On May 19th, 2020 between 14:15 UTC and 15:35 UTC, certain subsystems of Area 1 experienced sporadic mail delays for a short period of time.

Root Cause & Actions

The delay was due to our image analysis system not terminating properly after processing. The issue affected roughly 15% of our email processing infrastructure with all other nodes unaffected by the incident. The team was alerted to increased queue sizes on the affected processing nodes and took immediate action to resolve the issue. About 6.6% of total email messages delivered to the Area 1 system experienced a delay of over 1 minute. No message took longer than 14 minutes to be processed during the incident. All other messages were processed within an acceptable time range. All messages were successfully queued so no messages were lost during the event.

Additionally, the Area 1 engineering team has developed and deployed a solution to ensure our image analysis system does not cause message processing delays in the future. We have also adjusted our processes to better alert customers while the event is occurring vs. after the event.

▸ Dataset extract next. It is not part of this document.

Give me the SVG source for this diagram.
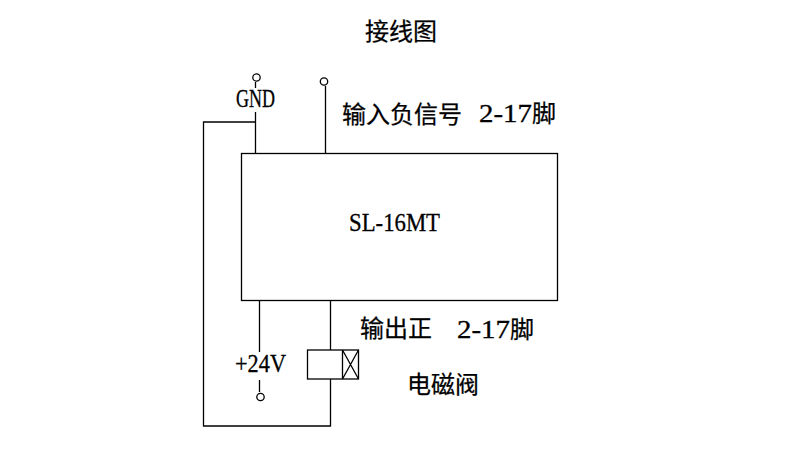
<svg xmlns="http://www.w3.org/2000/svg" width="800" height="450" viewBox="0 0 800 450">
<style>
.w{fill:none;stroke:#000;stroke-width:1.3}
.t{font-family:"Liberation Serif","Noto Sans CJK SC",serif;font-size:25px;fill:#000;stroke:#000;stroke-width:.3}
.c{font-family:"Noto Sans CJK SC","Liberation Serif",serif;font-size:24px;fill:#000;stroke:#000;stroke-width:.25}
</style>
<rect width="800" height="450" fill="#fff"/>
<g id="connectors">
<path class="w" d="M255.500 82V88M255.500 112V153M255.500 122H203.500V426H330.500V379M325.500 86V153M259.500 300V352M259.500 380V392M330.500 300V350"/>
</g>
<g id="terminal-gnd"><circle class="w" cx="256.500" cy="77.500" r="3.700"/><text class="t" x="236" y="107" textLength="39" lengthAdjust="spacingAndGlyphs">GND</text></g>
<g id="terminal-input"><circle class="w" cx="324" cy="81.500" r="3.700"/></g>
<g id="terminal-24v"><circle class="w" cx="260.500" cy="397" r="3.700"/><text class="t" x="235" y="372" textLength="51" lengthAdjust="spacingAndGlyphs">+24V</text></g>
<g id="module"><rect class="w" x="241.500" y="153.500" width="316" height="147"/><text class="t" x="349" y="231" textLength="91" lengthAdjust="spacingAndGlyphs">SL-16MT</text></g>
<g id="valve"><rect class="w" x="307.500" y="350" width="51" height="29"/><path class="w" d="M342.500 350V379M342.500 350L358.500 379M358.500 350L342.500 379"/></g>
<text class="c" x="365" y="40">接线图</text>
<text class="c" x="342" y="123">输入负信号</text>
<text class="t" x="479" y="122" textLength="53" lengthAdjust="spacingAndGlyphs">2-17</text>
<text class="c" x="532" y="122">脚</text>
<text class="c" x="360" y="337">输出正</text>
<text class="t" x="457" y="338" textLength="53" lengthAdjust="spacingAndGlyphs">2-17</text>
<text class="c" x="510" y="338">脚</text>
<text class="c" x="407" y="393">电磁阀</text>
</svg>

Posted May 27, 2020 - 16:48 UTC

Resolved
The Area 1 Email service experienced degraded performance on 15% of our infrastructure that resulted in some delays in email delivery. The event occurred between 10:15 EDT // 14:15 UTC and 11:35 EDT // 15:35 UTC. The Area 1 team has resolved the issue. Analysis of the issue is underway and will be provided as a post mortem in the coming days.
Posted May 19, 2020 - 15:48 UTC